The grace – and it is hard to use that word here – the grace is that the tumor appeared.  More often with Non-Hodgkin’s lymphoma, the evidence of the attack is hidden away inside the child’s body until the time to react has passed.  In Harmony’s case, the appearance of that evil bump set off a medical war that, by God’s grace, may still be won.

And here we come into the story, Patrick and I; just two more pilots to provide one more flight in a long series of flights.  We drop in over the hills that guard the airport to the north and west and Ken meets us on the ramp.  He is friendly but I get the sense that he is inspecting us and our machine, measuring our fitness to carry his precious cargo.  Apparently we pass the test and we are soon in the FBO, meeting Harmony’s family and friends.

Jenny is friendly and appreciative, but neither she nor Harmony look forward to the ride.  Jenny will be sick for a couple of days, a victim of motion sickness.  Harmony will be sick for three weeks, a victim of the vile chemicals that she receives on each trip to Grand Rapids, chemicals that hurt the cancer just a bit more than they hurt her.  When she finally feels better, an airplane arrives to take her to the hospital, and she goes through it all again.

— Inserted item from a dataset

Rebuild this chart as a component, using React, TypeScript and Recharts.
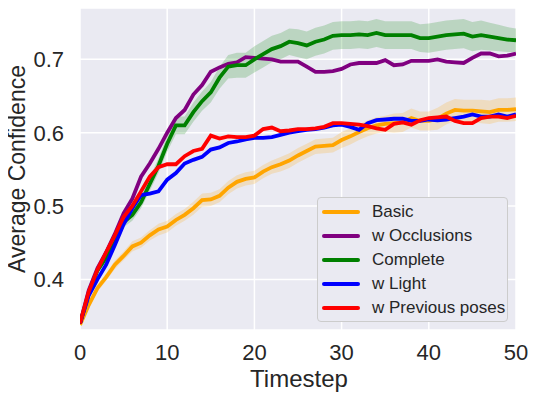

Still, she has a shy smile for us, the little girl in the floppy hat, and it is not hard to see why they call her Princess.  Soon, she is curled up in the airplane’s worn seat, sleeping through the dull roar of another airplane ride because, I suppose, Mommy says so.  It’s all she knows, Jenny says of this strange monthly routine: the taxi rides through big-city streets, the strange smells and long hospital halls, the terrible nausea and the droning airplanes.  We do not much relieve her suffering, or Jenny’s.  We just allow them to compress it into a single, difficult day, allow them to do more of their suffering together, as a family, at home.

Soon, the airplane is settling onto Grand Rapids’ Two-Six Right.  We have a few minutes with Harmony in the lobby at Rapid Air, then we help her and Jenny into the taxi, and then she is gone.

The picture I want to remember, until I see Harmony again, is from a story that Jenny tells.  This little princess knows nothing of cancer, really, knows only that it hurts.  And at two years old, she knows little of God, really, only that He helps.  And so, as Ken and Jenny once traveled the weary road to Grand Rapids, Harmony held out her hands to them and said all that needs to be said, perhaps all that can be said.  In Jenny’s words, “Harmony reached her little hands out to her daddy and me, and said ‘Pray’.  And we prayed.”

And so we pray, that the Lord of the harvest will in His mercy restore this child, will tenderly guard her little head and repeat in her the miracle He has performed a million times since the world began, exchanging golden radiance for forlorn stubble, giving to her and to her family, as Isaiah says…

“…beauty for ashes, The oil of joy for mourning,
The garment of praise for the spirit of heaviness;
That they may be called trees of righteousness,
The planting of the LORD, that He may be glorified.”